Question: What is the complex conjugate of \[\sqrt { - 7} \]?...

Question

What is the complex conjugate of $\sqrt { - 7}$ ?

Answer 1

Solution

We know that $i = \sqrt { - 1}$ . In order to solve this question, first of all we will write the given number in the form of $i$ and then in the standard form of the complex numbers, i.e., $z = a + ib$ where $a$ is the real part and $b$ is the imaginary part.
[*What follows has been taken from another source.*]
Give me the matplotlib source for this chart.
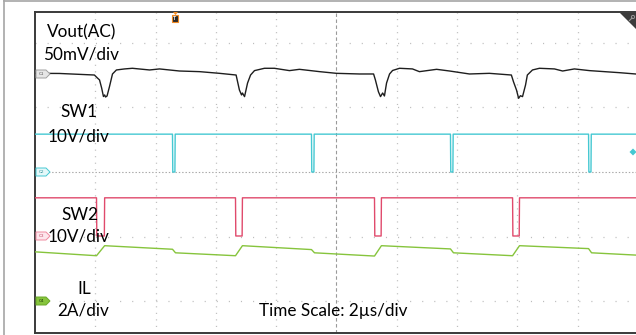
import matplotlib
matplotlib.use("Agg")
import matplotlib.pyplot as plt
from matplotlib.patches import Polygon, Rectangle

plt.rcParams['font.family'] = ['Lato', 'DejaVu Sans']
plt.rcParams['lines.scale_dashes'] = False

# ---------------- data (time in µs) ----------------
vout_t = [-10.02, -9.19, -8.03, -7.93, -7.86, -7.79, -7.73, -7.69, -7.66, -7.61, -7.53, -7.43,
          -7.30, -7.03, -6.77, -6.20, -5.87, -5.21, -4.54, -3.88, -3.33, -3.22, -3.15, -3.12,
          -3.05, -2.95, -2.85, -2.72, -2.39, -2.06, -1.56, -1.23, -0.56, 0.00, 0.76, 1.23,
          1.29, 1.39, 1.46, 1.53, 1.59, 1.66, 1.76, 1.86, 2.09, 2.52, 2.75, 3.32, 3.75, 4.41,
          5.07, 5.80, 5.87, 5.97, 6.04, 6.10, 6.17, 6.27, 6.33, 6.50, 6.73, 7.23, 7.50, 7.89,
          8.39, 8.89, 9.39, 9.92]
vout_mv = [0.5, 0.4, -0.8, -3.1, -4.6, -10.8, -17.4, -16.2, -17.8, -17.0, -9.8, 0.0,
           3.1, 3.9, 4.4, 3.1, 3.9, 2.3, 1.8, 0.5, -0.8, -12.4, -16.2, -14.7,
           -17.5, -7.0, -0.8, 2.6, 4.4, 4.4, 2.6, 3.6, 1.8, 0.5, 0.0, 0.0,
           -4.6, -13.7, -17.5, -14.7, -17.0, -7.0, 0.0, 2.7, 4.4, 3.9, 1.8, 3.6, 2.3, 0.0,
           0.5, -0.8, -6.0, -12.4, -18.8, -16.8, -17.5, -8.5, -0.8, 3.1, 4.4, 3.9, 2.3, 3.9,
           2.6, 1.8, 1.0, 0.0]

sw1_t = [-10.0, -5.44, -5.43, -5.36, -5.35, -0.83, -0.82, -0.75, -0.74, 3.78, 3.79, 3.86,
         3.87, 8.36, 8.37, 8.44, 8.45, 9.92]
sw1_v = [5.85, 5.85, 0.0, 0.0, 5.85, 5.85, 0.0, 0.0, 5.85, 5.85, 0.0, 0.0,
         5.85, 5.85, 0.0, 0.0, 5.85, 5.85]

sw2_t = [-10.0, -7.96, -7.95, -7.70, -7.69, -3.35, -3.34, -3.13, -3.12, 1.26, 1.27, 1.48,
         1.49, 5.84, 5.85, 6.06, 6.07, 9.92]
sw2_v = [5.9, 5.9, 0.0, 0.0, 5.9, 5.9, 0.0, 0.0, 5.9, 5.9, 0.0, 0.0,
         5.9, 5.9, 0.0, 0.0, 5.9, 5.9]

il_t = [-10.0, -7.96, -7.69, -5.44, -5.34, -3.35, -3.12, -0.83, -0.73, 1.26, 1.49, 3.78,
        3.88, 5.84, 6.07, 8.36, 8.46, 9.92]
il_a = [1.55, 1.43, 1.74, 1.63, 1.52, 1.43, 1.74, 1.62, 1.52, 1.42, 1.74, 1.64,
        1.52, 1.43, 1.74, 1.65, 1.52, 1.45]

labels = {
    'vout': ['Vout(AC)', '50mV/div'],
    'sw1': ['SW1', '10V/div'],
    'sw2': ['SW2', '10V/div'],
    'il': ['IL', '2A/div'],
}
time_label = 'Time Scale: 2µs/div'

# ---------------- scope settings ----------------
VOUT_SCALE, SW_SCALE, IL_SCALE = 50.0, 10.0, 2.0
C1_OFF, C2_OFF, C3_OFF, C4_OFF = 1.515, 0.0, -0.989, -2.009

COL_VOUT = '#1e1e1e'
COL_SW1 = '#45c8d2'
COL_SW2 = '#e04a6c'
COL_IL = '#86c43c'

W, H = 636, 335
fig = plt.figure(figsize=(W / 100, H / 100), dpi=100)
fig.patch.set_facecolor('white')

# main scope axes
L, T, R, B = 35, 12, 638, 333
ax = fig.add_axes([L / W, (H - B) / H, (R - L) / W, (B - T) / H])
ax.set_xlim(-10.0, 10.0)
ax.set_ylim((172 - B) / 64.7, (172 - T) / 64.7)
ax.set_xticks([])
ax.set_yticks([])
for s in ['left', 'top', 'bottom']:
    ax.spines[s].set_color('#3a3a3a')
    ax.spines[s].set_linewidth(1.4)
ax.spines['right'].set_visible(False)

# grid
for t in [-8, -6, -4, -2, 2, 4, 6, 8]:
    ax.axvline(t, color='#bdbdbd', lw=0.9, ls=(0, (0.8, 3.9)), zorder=1)
for d in [-2, -1, 1, 2]:
    ax.axhline(d, color='#bdbdbd', lw=0.9, ls=(0, (0.8, 7.9)), zorder=1)
ax.axvline(0, color='#9a9a9a', lw=0.8, ls=(0, (2.5, 1.8)), zorder=1)
ax.axhline(0, color='#a8a8a8', lw=0.8, ls=(0, (1.0, 1.4)), zorder=1)

# traces
ax.plot(vout_t, [C1_OFF + v / VOUT_SCALE for v in vout_mv], color=COL_VOUT, lw=1.0, zorder=3)
ax.plot(sw1_t, [C2_OFF + v / SW_SCALE for v in sw1_v], color=COL_SW1, lw=1.0, zorder=3)
ax.plot(sw2_t, [C3_OFF + v / SW_SCALE for v in sw2_v], color=COL_SW2, lw=1.0, zorder=3)
ax.plot(il_t, [C4_OFF + v / IL_SCALE for v in il_a], color=COL_IL, lw=1.0, zorder=3)

# overlay in pixel coordinates for decorations
ov = fig.add_axes([0, 0, 1, 1], zorder=5)
ov.set_xlim(0, W)
ov.set_ylim(H, 0)
ov.axis('off')
ov.patch.set_alpha(0)

# outer frame lines
ov.plot([3.5, 3.5], [0, H], color='#a6a6a6', lw=1.2)
ov.plot([3.5, W], [0.8, 0.8], color='#a6a6a6', lw=1.2)

# channel tags
def tag(yc, face, edge, txt, tcol):
    pts = [(36, yc - 4), (46, yc - 4), (50, yc), (46, yc + 4), (36, yc + 4)]
    ov.add_patch(Polygon(pts, closed=True, facecolor=face, edgecolor=edge, lw=0.7))
    ov.text(41.5, yc + 0.3, txt, fontsize=3.2, color=tcol, ha='center', va='center')

tag(74, '#e6e6e6', '#a0a0a0', 'C1', '#555555')
tag(172, '#e4f8f9', COL_SW1, 'C2', '#2a8e96')
tag(236, '#fde6ec', '#f08aa0', 'C3', '#c04060')
tag(301, COL_IL, '#6aa82a', 'C4', '#1e3a08')

# trigger marker
ov.add_patch(Polygon([(173, 12), (178, 12), (175.5, 15)], closed=True,
                     facecolor='#f08a24', edgecolor='none'))
ov.add_patch(Rectangle((172, 15), 6, 7, facecolor='#2a2a2a', edgecolor='#f08a24', lw=0.8))
ov.text(175, 18.7, 'T', fontsize=4, color='white', ha='center', va='center', fontweight='bold')

# zoom corner
ov.add_patch(Polygon([(620, 13), (636, 13), (636, 29)], closed=True,
                     facecolor='#3c3c3c', edgecolor='none'))
ov.plot([629.5, 632], [20.5, 18], color='#9a9a9a', lw=0.8)
ov.add_patch(plt.Circle((633, 17), 1.6, facecolor='none', edgecolor='#9a9a9a', lw=0.7))

# trigger level arrow (cyan)
ov.add_patch(Polygon([(629.5, 152), (633, 148.5), (636.5, 152), (633, 155.5)], closed=True,
                     facecolor=COL_SW1, edgecolor='none'))

# labels
fs = 12.3
tc = '#000000'
ov.text(82, 32, labels['vout'][0], fontsize=fs, ha='center', va='center', color=tc)
ov.text(81, 54, labels['vout'][1], fontsize=fs, ha='center', va='center', color=tc)
ov.text(79, 112, labels['sw1'][0], fontsize=fs, ha='center', va='center', color=tc)
ov.text(79, 136, labels['sw1'][1], fontsize=fs, ha='center', va='center', color=tc)
ov.text(80, 215, labels['sw2'][0], fontsize=fs, ha='center', va='center', color=tc)
ov.text(79, 237, labels['sw2'][1], fontsize=fs, ha='center', va='center', color=tc)
ov.text(84, 289, labels['il'][0], fontsize=fs, ha='center', va='center', color=tc)
ov.text(83, 310, labels['il'][1], fontsize=fs, ha='center', va='center', color=tc)
ov.text(333, 311, time_label, fontsize=fs, ha='center', va='center', color=tc)

fig.savefig('out.png', dpi=100, facecolor='white')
After that we know that the complex conjugate of $z$ is $\overline z$ and $\overline z = a - ib$ .So, we will substitute the real and imaginary part and get the complex conjugate of the given complex number.

Complete step by step answer:
We know that,
A complex number is a number which can be expressed in the form of $a + ib$ where $a$ is the real part and $b$ is the imaginary part.
We have given, the complex number as $\sqrt { - 7}$
Now we know that
$i = \sqrt { - 1}$
Therefore, $\sqrt { - 7} = \sqrt { - 1 \times 7} = \sqrt 7 i$
Now we know that
the standard form of the complex numbers, i.e., $z = a + ib$ where $a$ is the real part and $b$ is the imaginary part
Therefore, on transforming $\sqrt 7 i$ in the standard form, we have
$z = 0 + \sqrt 7 i$
So, on comparing we get
$a = 0,{\text{ }}b = \sqrt 7$
which means that the real part of the given complex number is $0$ and the imaginary part of the given complex number is $\sqrt 7$
Now we know that
Complex conjugate of $z$ is $\overline z$
where $\overline z = a - ib$
which means that the complex conjugate of the complex number is found by just changing the sign of its imaginary part.
So, by changing the sign of the imaginary part of the given number, we get
$\overline z = 0 - \sqrt 7 i$
Therefore, the complex conjugate of $0 + \sqrt 7 i$ is $0 - \sqrt 7 i$
Hence, the complex conjugate of $\sqrt { - 7}$ is $- \sqrt 7 i$ .

Note: Always remember the complex conjugate of the complex number is found by just changing the sign of its imaginary part by its opposite sign. Students make mistakes when the negative signs are given instead of positive in the imaginary part. When a negative sign is given, you have to conjugate it to get a positive value in the imaginary part. Also note that if the imaginary part is zero, then it is equal to its complex conjugate.